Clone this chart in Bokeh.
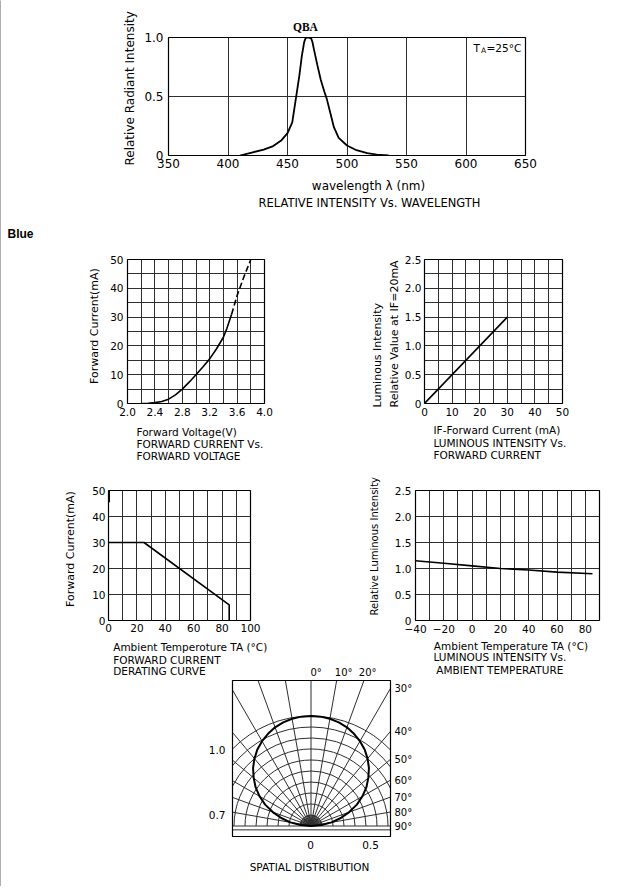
import math
from bokeh.plotting import figure
from bokeh.models import Range1d, FixedTicker, Title
from bokeh.layouts import column, row
from bokeh.core.properties import value
from bokeh.embed import file_html
from bokeh.resources import INLINE

FONT = "DejaVu Sans"
INK = "black"
GRID = "#2e2e2e"

# ---------------- data ----------------
# Relative intensity vs wavelength
spec_wl = [410, 420, 430, 438, 445, 450, 454, 457, 460, 462, 464, 465, 466, 468, 470, 471, 472,
           475, 478, 481, 483, 486, 489, 493, 500, 508, 517, 525, 535]
spec_val = [0.0, 0.025, 0.05, 0.08, 0.13, 0.19, 0.28, 0.48, 0.68, 0.84, 0.96, 0.99, 1.0, 1.0,
            0.99, 0.96, 0.91, 0.77, 0.64, 0.54, 0.48, 0.36, 0.24, 0.15, 0.085, 0.045, 0.02,
            0.008, 0.0]
top_x_ticks = [350, 400, 450, 500, 550, 600, 650]
top_x_labels = ["350", "400", "450", "500", "550", "600", "650"]
top_x_grid = [400, 450, 500, 550, 600]
top_y_ticks = [0, 0.5, 1.0]
top_y_labels = ["0", "0.5", "1.0"]
top_y_grid = [0.5]

# Forward current vs forward voltage
iv_v = [2.2, 2.3, 2.4, 2.5, 2.6, 2.7, 2.8, 2.9, 3.0, 3.1, 3.2, 3.3, 3.4, 3.45, 3.52]
iv_i = [0.0, 0.1, 0.3, 0.7, 1.5, 3.0, 5.0, 7.4, 10.0, 12.7, 15.5, 19.0, 23.0, 26.0, 31.0]
iv_v_dash = [3.52, 3.6, 3.7, 3.8]
iv_i_dash = [31.0, 37.5, 44.0, 50.0]
c2_x_ticks = [2.0, 2.4, 2.8, 3.2, 3.6, 4.0]
c2_x_labels = ["2.0", "2.4", "2.8", "3.2", "3.6", "4.0"]
c2_x_grid = [2.2, 2.4, 2.6, 2.8, 3.0, 3.2, 3.4, 3.6, 3.8]
c2_y_ticks = [0, 10, 20, 30, 40, 50]
c2_y_labels = ["0", "10", "20", "30", "40", "50"]
c2_y_grid = [5, 10, 15, 20, 25, 30, 35, 40, 45]

# Luminous intensity vs forward current
li_if = [0, 30]
li_rel = [0.0, 1.5]
c3_x_ticks = [0, 10, 20, 30, 40, 50]
c3_x_labels = ["0", "10", "20", "30", "40", "50"]
c3_x_grid = [5, 10, 15, 20, 25, 30, 35, 40, 45]
c3_y_ticks = [0, 0.5, 1.0, 1.5, 2.0, 2.5]
c3_y_labels = ["0", "0.5", "1.0", "1.5", "2.0", "2.5"]
c3_y_grid = [0.25, 0.5, 0.75, 1.0, 1.25, 1.5, 1.75, 2.0, 2.25]

# Forward current derating curve
der_t = [0, 25, 85, 85]
der_i = [30, 30, 6, 0]
c4_x_ticks = [0, 20, 40, 60, 80, 100]
c4_x_labels = ["0", "20", "40", "60", "80", "100"]
c4_x_grid = [10, 20, 30, 40, 50, 60, 70, 80, 90]
c4_y_ticks = [0, 10, 20, 30, 40, 50]
c4_y_labels = ["0", "10", "20", "30", "40", "50"]
c4_y_grid = [10, 20, 30, 40]

# Luminous intensity vs ambient temperature
lt_t = [-40, -20, 0, 20, 40, 60, 85]
lt_rel = [1.15, 1.10, 1.05, 1.0, 0.97, 0.93, 0.90]
c5_x_ticks = [-40, -20, 0, 20, 40, 60, 80]
c5_x_labels = ["\u221240", "\u221220", "0", "20", "40", "60", "80"]
c5_x_grid = [-30, -20, -10, 0, 10, 20, 30, 40, 50, 60, 70, 80]
c5_y_ticks = [0, 0.5, 1.0, 1.5, 2.0, 2.5]
c5_y_labels = ["0", "0.5", "1.0", "1.5", "2.0", "2.5"]
c5_y_grid = [0.5, 1.0, 1.5, 2.0]

# Spatial distribution (relative intensity vs angle off axis)
pol_ang = [0, 5, 10, 15, 20, 25, 30, 35, 40, 45, 50, 55, 60, 65, 70, 75, 80, 85, 90]
pol_int = [1.0, 0.998, 0.99, 0.975, 0.955, 0.925, 0.89, 0.85, 0.80, 0.745, 0.68,
           0.615, 0.54, 0.46, 0.37, 0.28, 0.19, 0.095, 0.0]
pol_rings = [0.1, 0.2, 0.3, 0.4, 0.5, 0.6, 0.7, 0.8, 0.9, 1.0]
pol_spokes = [-90, -80, -70, -60, -50, -40, -30, -20, -10, 0, 10, 20, 30, 40, 50, 60, 70, 80, 90]
pol_right_labels = [30, 40, 50, 60, 70, 80, 90]
pol_top_labels = ["0\u00b0", "10\u00b0", "20\u00b0"]

# ---------------- page geometry (pixels) ----------------
X0, XR = 1, 639          # main column spans x 1..639 (x 0 is the grey rule)
PAGE_H = 886


def chart_fig(x0, x1, y0, y1, FL, FR, FT, FB, L, R, T, B):
    p = figure(x_range=Range1d(x0, x1), y_range=Range1d(y0, y1),
               frame_width=FR - FL, frame_height=FB - FT,
               min_border_left=FL - L, min_border_right=R - FR,
               min_border_top=FT - T, min_border_bottom=B - FB,
               output_backend="svg", toolbar_location=None, tools="", title=None)
    p.outline_line_color = INK
    p.outline_line_width = 1.2
    p.background_fill_color = "white"
    p.border_fill_color = "white"
    return p


def plain_fig(x0, x1, y0, y1, w, h):
    p = figure(x_range=Range1d(x0, x1), y_range=Range1d(y0, y1),
               frame_width=w, frame_height=h, min_border=0,
               x_axis_location=None, y_axis_location=None,
               output_backend="svg", toolbar_location=None, tools="", title=None)
    p.outline_line_color = None
    p.background_fill_color = "white"
    p.border_fill_color = "white"
    p.grid.visible = False
    p.grid.grid_line_color = None
    return p


def setup(p, xt, xl, xg, yt, yl, yg, fs, xso=4, yso=4):
    p.xaxis.ticker = FixedTicker(ticks=xt, minor_ticks=[])
    p.yaxis.ticker = FixedTicker(ticks=yt, minor_ticks=[])
    p.xaxis.major_label_overrides = dict(zip(xt, xl))
    p.yaxis.major_label_overrides = dict(zip(yt, yl))
    p.xgrid.ticker = FixedTicker(ticks=xg, minor_ticks=[])
    p.ygrid.ticker = FixedTicker(ticks=yg, minor_ticks=[])
    p.grid.grid_line_color = GRID
    p.grid.grid_line_width = 1
    p.axis.axis_line_color = None
    p.axis.major_tick_line_color = None
    p.axis.minor_tick_line_color = None
    p.axis.major_tick_out = 0
    p.axis.major_tick_in = 0
    p.axis.major_label_text_font = FONT
    p.axis.major_label_text_font_size = fs
    p.axis.major_label_text_color = INK
    p.xaxis.major_label_standoff = xso
    p.yaxis.major_label_standoff = yso


def title(p, side, text, size, offset, standoff, font=FONT, style="normal"):
    # align="left": text starts at the frame's left edge (above) or bottom edge (left),
    # shifted by offset pixels
    p.add_layout(Title(text=text, align="left", offset=offset, standoff=standoff,
                       vertical_align="middle", text_font=font, text_font_size=size,
                       text_font_style=style, text_color=INK), side)


def ptext(p, xs, ys, texts, size, align="left", style="normal", font=FONT):
    p.text(x=xs, y=ys, text=texts, text_font=value(font), text_font_size=value(size),
           text_font_style=value(style), text_align=value(align),
           text_baseline=value("middle"), text_color=INK)


# ---------------- grey rule at the page's left edge ----------------
pLine = plain_fig(0, 1, 0, 1, 1, PAGE_H)
pLine.background_fill_color = "#5c5c5c"

# ---------------- top: spectrum ----------------
pT = chart_fig(350, 650, 0, 1.0, 168, 525, 37, 155, X0, XR, 0, 176)
setup(pT, top_x_ticks, top_x_labels, top_x_grid, top_y_ticks, top_y_labels, top_y_grid,
      "12px", xso=3, yso=5)
pT.line(spec_wl, spec_val, line_color=INK, line_width=1.8)
title(pT, "above", "QBA", "11.5px", 124.5, 7, font="Liberation Serif", style="bold")
title(pT, "left", "Relative Radiant Intensity", "12px", -10, 8)


def tx(xr):
    return 350 + (xr - 168) * 300.0 / 357.0


def ty(yr):
    return (155 - yr) / 118.0


ptext(pT, [tx(473)], [ty(47)], ["T"], "10.5px")
ptext(pT, [tx(480.5)], [ty(50)], ["A"], "7.5px")
ptext(pT, [tx(486)], [ty(47)], ["=25\u00b0C"], "10.5px")

# captions under the top chart + section heading
tT = plain_fig(X0, XR, 245, 176, XR - X0, 245 - 176)
ptext(tT, [368], [185], ["wavelength \u03bb (nm)"], "12px", align="center")
ptext(tT, [369], [202], ["RELATIVE INTENSITY Vs. WAVELENGTH"], "11.5px", align="center")
ptext(tT, [7], [233], ["Blue"], "12px", style="bold", font="Liberation Sans")

# ---------------- IV curve ----------------
p2 = chart_fig(2.0, 4.0, 0, 50, 127, 264, 259, 403, X0, 330, 245, 420)
setup(p2, c2_x_ticks, c2_x_labels, c2_x_grid, c2_y_ticks, c2_y_labels, c2_y_grid, "10.5px")
p2.line(iv_v, iv_i, line_color=INK, line_width=1.6)
p2.line(iv_v_dash, iv_i_dash, line_color=INK, line_width=1.6, line_dash="6 3")
title(p2, "left", "Forward Current(mA)", "11px", 19.5, 11)

# ---------------- Luminous vs IF ----------------
p3 = chart_fig(0, 50, 0, 2.5, 424, 562, 259, 403, 330, XR, 245, 420)
setup(p3, c3_x_ticks, c3_x_labels, c3_x_grid, c3_y_ticks, c3_y_labels, c3_y_grid, "10.5px",
      yso=3)
p3.line(li_if, li_rel, line_color=INK, line_width=1.6)
title(p3, "left", "Relative Value at IF=20mA", "11px", -4, 0)
title(p3, "left", "Luminous Intensity", "11px", -4, 4)

# captions under row 2
t2 = plain_fig(X0, XR, 470, 420, XR - X0, 50)
ptext(t2, [136, 136, 136], [431, 443.3, 455],
      ["Forward Voltage(V)", "FORWARD CURRENT Vs.", "FORWARD VOLTAGE"], "10.5px")
ptext(t2, [433, 433, 433], [429, 442.7, 454],
      ["IF-Forward Current (mA)", "LUMINOUS INTENSITY Vs.", "FORWARD CURRENT"], "10.5px")

# ---------------- Derating ----------------
p4 = chart_fig(0, 100, 0, 50, 108, 250, 490, 620, X0, 330, 470, 636)
setup(p4, c4_x_ticks, c4_x_labels, c4_x_grid, c4_y_ticks, c4_y_labels, c4_y_grid, "10.5px",
      xso=3, yso=3)
p4.line(der_t, der_i, line_color=INK, line_width=1.6)
p4.line([0, 0], [50, 45.5], line_color=INK, line_width=3)
title(p4, "left", "Forward Current(mA)", "11px", 13.5, 24)

# ---------------- Luminous vs temperature ----------------
p5 = chart_fig(-40, 90, 0, 2.5, 415, 599, 490, 620, 330, XR, 470, 636)
setup(p5, c5_x_ticks, c5_x_labels, c5_x_grid, c5_y_ticks, c5_y_labels, c5_y_grid, "10.5px")
p5.line(lt_t, lt_rel, line_color=INK, line_width=1.6)
title(p5, "left", "Relative Luminous Intensity", "10px", 5, 22)

# ---------------- Spatial distribution (+ captions of row 3) ----------------
S, OX, OY = 110.0, 310.5, 825.5
PT, PB = 636, PAGE_H
pP = plain_fig((X0 - OX) / S, (XR - OX) / S, (OY - PB) / S, (OY - PT) / S, XR - X0, PB - PT)


def dx(x):
    return (x - OX) / S


def dy(y):
    return (OY - y) / S


bx0, bx1, by0, by1 = dx(232), dx(390), dy(836), dy(680)

for r in pol_rings:
    a0 = math.acos(bx1 / r) if r > bx1 else 0.0
    a1 = math.pi - math.acos(-bx0 / r) if r > -bx0 else math.pi
    pP.arc(x=0, y=0, radius=r, start_angle=a0, end_angle=a1, line_color=GRID, line_width=1)

xs_, ys_ = [], []
for a in pol_spokes:
    t = math.radians(a)
    s_, c_ = math.sin(t), math.cos(t)
    lim = []
    if s_ > 1e-9:
        lim.append(bx1 / s_)
    if s_ < -1e-9:
        lim.append(bx0 / s_)
    if c_ > 1e-9:
        lim.append(by1 / c_)
    L = min(lim)
    xs_.append([0, L * s_])
    ys_.append([0, L * c_])
for a in range(-85, 90, 10):
    t = math.radians(a)
    xs_.append([0, 0.1 * math.sin(t)])
    ys_.append([0, 0.1 * math.cos(t)])
pP.multi_line(xs_, ys_, line_color=GRID, line_width=1)
pP.line([bx0, bx1], [-0.035, -0.035], line_color=GRID, line_width=1)
pP.quad(left=bx0, right=bx1, bottom=by0, top=by1, fill_color=None, line_color=INK,
        line_width=1.2)

ang_full = [-a for a in pol_ang[::-1]][:-1] + pol_ang
int_full = pol_int[::-1][:-1] + pol_int
px = [r * math.sin(math.radians(a)) for a, r in zip(ang_full, int_full)]
py = [r * math.cos(math.radians(a)) for a, r in zip(ang_full, int_full)]
pP.line(px, py, line_color=INK, line_width=2)

ry = []
for a in pol_right_labels:
    yref = OY - (390 - OX) / math.tan(math.radians(a)) if a < 90 else OY
    ry.append(dy(yref + 0.5))
ptext(pP, [dx(394)] * len(ry), ry, ["%d\u00b0" % a for a in pol_right_labels], "10px")
ptext(pP, [dx(310), dx(334.3), dx(358.3)], [dy(672.3)] * 3, pol_top_labels, "10px")
ptext(pP, [dx(225), dx(225)], [dy(749), dy(814)], ["1.0", "0.7"], "10.5px", align="right")
ptext(pP, [dx(310), dx(370)], [dy(844.3)] * 2, ["0", "0.5"], "10.5px", align="center")
ptext(pP, [dx(309)], [dy(866.7)], ["SPATIAL DISTRIBUTION"], "10.5px", align="center")
# captions of the derating / temperature charts
ptext(pP, [dx(112.7)] * 3, [dy(646.7), dy(659.3), dy(670.7)],
      ["Ambient Temperoture TA (\u00b0C)", "FORWARD CURRENT", "DERATING CURVE"], "10.5px")
ptext(pP, [dx(433.3), dx(433), dx(435.7)], [dy(645.7), dy(656.7), dy(669.3)],
      ["Ambient Temperature TA (\u00b0C)", "LUMINOUS INTENSITY Vs.", "AMBIENT TEMPERATURE"],
      "10.5px")

main = column(row(pT), tT, row(p2, p3), t2, row(p4, p5), pP)
layout = row(pLine, main)
open("out.html", "w").write(file_html(layout, INLINE))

-=-=-

**Problem to work on**
Extract the lines exactly, please: the first line of the listing, the line with "top_y_grid = [0.5]", and every line between them, but no pictures.

**Reply**
Clone this chart in Bokeh.
import math
from bokeh.plotting import figure
from bokeh.models import Range1d, FixedTicker, Title
from bokeh.layouts import column, row
from bokeh.core.properties import value
from bokeh.embed import file_html
from bokeh.resources import INLINE

FONT = "DejaVu Sans"
INK = "black"
GRID = "#2e2e2e"

# ---------------- data ----------------
# Relative intensity vs wavelength
spec_wl = [410, 420, 430, 438, 445, 450, 454, 457, 460, 462, 464, 465, 466, 468, 470, 471, 472,
           475, 478, 481, 483, 486, 489, 493, 500, 508, 517, 525, 535]
spec_val = [0.0, 0.025, 0.05, 0.08, 0.13, 0.19, 0.28, 0.48, 0.68, 0.84, 0.96, 0.99, 1.0, 1.0,
            0.99, 0.96, 0.91, 0.77, 0.64, 0.54, 0.48, 0.36, 0.24, 0.15, 0.085, 0.045, 0.02,
            0.008, 0.0]
top_x_ticks = [350, 400, 450, 500, 550, 600, 650]
top_x_labels = ["350", "400", "450", "500", "550", "600", "650"]
top_x_grid = [400, 450, 500, 550, 600]
top_y_ticks = [0, 0.5, 1.0]
top_y_labels = ["0", "0.5", "1.0"]
top_y_grid = [0.5]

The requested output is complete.